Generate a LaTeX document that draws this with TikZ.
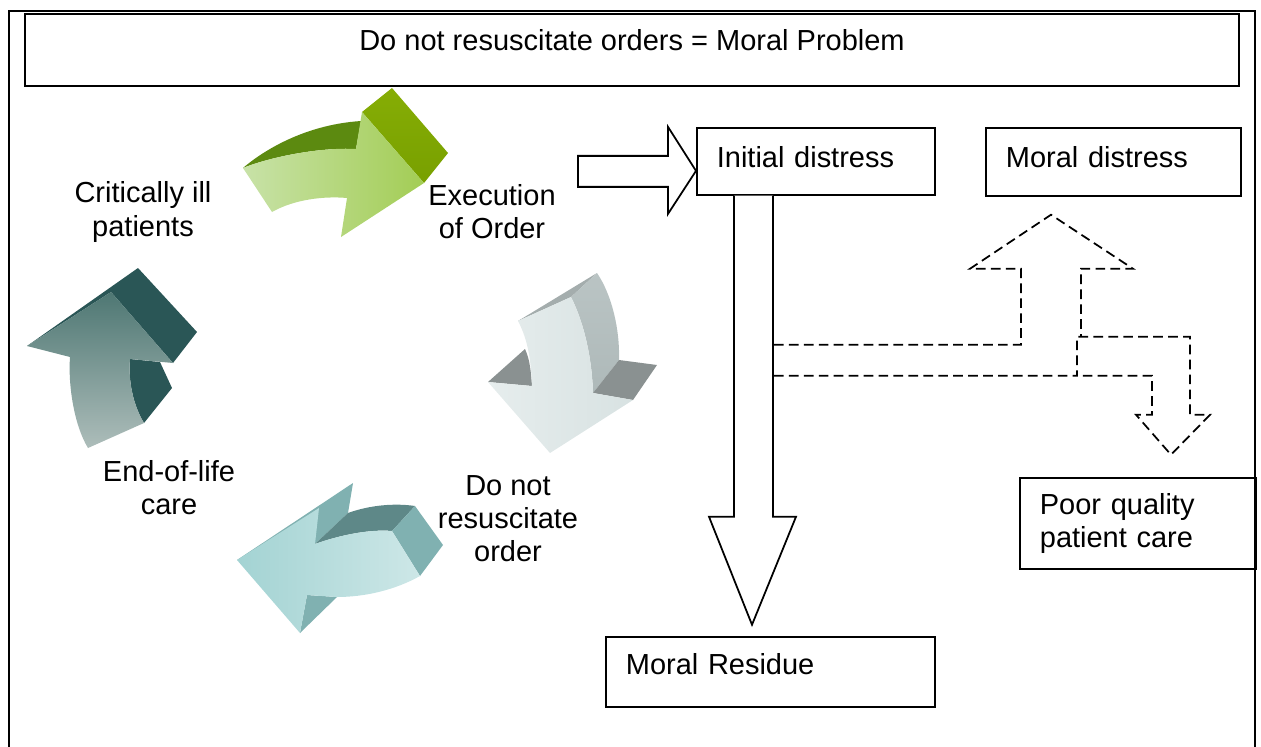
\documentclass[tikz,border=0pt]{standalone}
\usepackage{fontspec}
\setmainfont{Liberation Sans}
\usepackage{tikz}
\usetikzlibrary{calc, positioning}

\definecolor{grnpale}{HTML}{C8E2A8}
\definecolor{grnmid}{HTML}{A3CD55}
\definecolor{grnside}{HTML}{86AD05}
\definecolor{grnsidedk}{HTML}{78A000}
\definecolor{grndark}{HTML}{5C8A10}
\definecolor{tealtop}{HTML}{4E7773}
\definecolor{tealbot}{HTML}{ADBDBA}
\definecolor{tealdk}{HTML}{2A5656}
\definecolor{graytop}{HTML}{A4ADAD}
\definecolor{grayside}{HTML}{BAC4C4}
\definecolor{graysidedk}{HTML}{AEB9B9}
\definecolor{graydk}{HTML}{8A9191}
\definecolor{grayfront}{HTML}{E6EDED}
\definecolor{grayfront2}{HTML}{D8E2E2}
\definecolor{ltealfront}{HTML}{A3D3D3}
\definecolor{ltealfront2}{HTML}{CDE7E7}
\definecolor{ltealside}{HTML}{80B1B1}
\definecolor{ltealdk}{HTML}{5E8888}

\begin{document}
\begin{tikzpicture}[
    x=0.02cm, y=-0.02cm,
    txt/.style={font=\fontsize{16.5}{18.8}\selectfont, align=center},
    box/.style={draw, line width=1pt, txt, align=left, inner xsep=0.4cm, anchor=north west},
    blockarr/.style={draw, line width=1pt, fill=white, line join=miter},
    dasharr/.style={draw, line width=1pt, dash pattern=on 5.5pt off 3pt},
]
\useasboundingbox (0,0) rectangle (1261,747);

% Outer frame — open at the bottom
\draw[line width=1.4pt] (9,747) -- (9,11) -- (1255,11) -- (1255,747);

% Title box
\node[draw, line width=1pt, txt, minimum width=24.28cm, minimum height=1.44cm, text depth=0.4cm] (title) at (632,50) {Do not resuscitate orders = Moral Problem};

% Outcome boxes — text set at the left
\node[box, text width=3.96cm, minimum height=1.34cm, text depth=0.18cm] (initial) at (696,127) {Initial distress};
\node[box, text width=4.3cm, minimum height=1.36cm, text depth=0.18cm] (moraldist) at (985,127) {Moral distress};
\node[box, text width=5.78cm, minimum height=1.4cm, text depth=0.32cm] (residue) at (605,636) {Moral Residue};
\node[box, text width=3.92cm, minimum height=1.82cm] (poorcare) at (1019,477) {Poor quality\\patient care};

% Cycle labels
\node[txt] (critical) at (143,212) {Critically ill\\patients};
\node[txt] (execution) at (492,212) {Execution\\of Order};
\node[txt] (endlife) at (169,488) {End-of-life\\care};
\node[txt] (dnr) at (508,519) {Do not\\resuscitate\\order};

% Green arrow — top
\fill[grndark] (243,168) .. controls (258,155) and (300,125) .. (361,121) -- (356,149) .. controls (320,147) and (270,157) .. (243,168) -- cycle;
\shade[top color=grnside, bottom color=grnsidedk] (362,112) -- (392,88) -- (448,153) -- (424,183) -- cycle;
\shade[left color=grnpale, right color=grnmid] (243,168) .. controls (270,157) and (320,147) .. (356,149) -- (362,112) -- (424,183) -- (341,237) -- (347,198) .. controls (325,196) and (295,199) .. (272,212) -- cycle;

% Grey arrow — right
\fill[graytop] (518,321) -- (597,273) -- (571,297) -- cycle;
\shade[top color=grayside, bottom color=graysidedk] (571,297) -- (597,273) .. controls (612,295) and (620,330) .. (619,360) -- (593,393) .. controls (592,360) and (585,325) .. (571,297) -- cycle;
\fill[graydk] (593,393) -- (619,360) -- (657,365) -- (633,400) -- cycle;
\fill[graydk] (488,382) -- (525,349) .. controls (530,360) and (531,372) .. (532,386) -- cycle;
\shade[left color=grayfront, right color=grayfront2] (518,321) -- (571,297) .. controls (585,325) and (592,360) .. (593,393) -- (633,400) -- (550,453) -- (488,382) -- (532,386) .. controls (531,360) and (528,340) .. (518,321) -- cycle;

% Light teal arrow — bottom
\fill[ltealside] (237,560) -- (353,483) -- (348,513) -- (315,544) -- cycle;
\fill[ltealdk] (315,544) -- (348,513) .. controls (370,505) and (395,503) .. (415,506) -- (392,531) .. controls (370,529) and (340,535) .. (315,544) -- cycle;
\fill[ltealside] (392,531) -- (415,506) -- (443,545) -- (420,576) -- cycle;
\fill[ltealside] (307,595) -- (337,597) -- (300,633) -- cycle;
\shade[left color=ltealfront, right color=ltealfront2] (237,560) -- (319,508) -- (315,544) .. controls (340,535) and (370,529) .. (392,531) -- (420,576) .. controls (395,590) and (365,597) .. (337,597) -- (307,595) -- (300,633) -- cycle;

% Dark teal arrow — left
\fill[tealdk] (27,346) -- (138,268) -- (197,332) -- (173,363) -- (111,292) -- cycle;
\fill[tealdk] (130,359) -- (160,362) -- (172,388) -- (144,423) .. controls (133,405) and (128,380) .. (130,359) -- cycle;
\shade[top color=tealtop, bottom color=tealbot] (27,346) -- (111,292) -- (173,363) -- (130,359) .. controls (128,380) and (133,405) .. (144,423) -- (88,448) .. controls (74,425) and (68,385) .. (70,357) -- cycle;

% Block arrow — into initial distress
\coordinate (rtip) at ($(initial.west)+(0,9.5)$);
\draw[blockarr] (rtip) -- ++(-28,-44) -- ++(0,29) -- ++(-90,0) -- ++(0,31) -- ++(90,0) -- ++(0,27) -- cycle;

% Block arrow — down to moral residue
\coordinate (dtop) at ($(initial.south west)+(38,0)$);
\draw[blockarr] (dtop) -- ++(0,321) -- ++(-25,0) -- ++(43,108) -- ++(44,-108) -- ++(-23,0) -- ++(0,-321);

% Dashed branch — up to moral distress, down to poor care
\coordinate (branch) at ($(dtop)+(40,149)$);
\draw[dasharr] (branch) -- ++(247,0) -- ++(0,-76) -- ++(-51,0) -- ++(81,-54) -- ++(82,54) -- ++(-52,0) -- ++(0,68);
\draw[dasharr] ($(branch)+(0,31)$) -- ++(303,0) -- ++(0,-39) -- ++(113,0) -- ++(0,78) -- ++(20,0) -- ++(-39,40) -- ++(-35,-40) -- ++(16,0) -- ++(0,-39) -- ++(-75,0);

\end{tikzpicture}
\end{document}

--------------------------------

# What to produce
Extract, word for word, each line from the top of the data down to and including the line with "width=1pt, txt, minimum"; skip the pictures.

# Result for this exercise
Generate a LaTeX document that draws this with TikZ.
\documentclass[tikz,border=0pt]{standalone}
\usepackage{fontspec}
\setmainfont{Liberation Sans}
\usepackage{tikz}
\usetikzlibrary{calc, positioning}

\definecolor{grnpale}{HTML}{C8E2A8}
\definecolor{grnmid}{HTML}{A3CD55}
\definecolor{grnside}{HTML}{86AD05}
\definecolor{grnsidedk}{HTML}{78A000}
\definecolor{grndark}{HTML}{5C8A10}
\definecolor{tealtop}{HTML}{4E7773}
\definecolor{tealbot}{HTML}{ADBDBA}
\definecolor{tealdk}{HTML}{2A5656}
\definecolor{graytop}{HTML}{A4ADAD}
\definecolor{grayside}{HTML}{BAC4C4}
\definecolor{graysidedk}{HTML}{AEB9B9}
\definecolor{graydk}{HTML}{8A9191}
\definecolor{grayfront}{HTML}{E6EDED}
\definecolor{grayfront2}{HTML}{D8E2E2}
\definecolor{ltealfront}{HTML}{A3D3D3}
\definecolor{ltealfront2}{HTML}{CDE7E7}
\definecolor{ltealside}{HTML}{80B1B1}
\definecolor{ltealdk}{HTML}{5E8888}

\begin{document}
\begin{tikzpicture}[
    x=0.02cm, y=-0.02cm,
    txt/.style={font=\fontsize{16.5}{18.8}\selectfont, align=center},
    box/.style={draw, line width=1pt, txt, align=left, inner xsep=0.4cm, anchor=north west},
    blockarr/.style={draw, line width=1pt, fill=white, line join=miter},
    dasharr/.style={draw, line width=1pt, dash pattern=on 5.5pt off 3pt},
]
\useasboundingbox (0,0) rectangle (1261,747);

% Outer frame — open at the bottom
\draw[line width=1.4pt] (9,747) -- (9,11) -- (1255,11) -- (1255,747);

% Title box
\node[draw, line width=1pt, txt, minimum width=24.28cm, minimum height=1.44cm, text depth=0.4cm] (title) at (632,50) {Do not resuscitate orders = Moral Problem};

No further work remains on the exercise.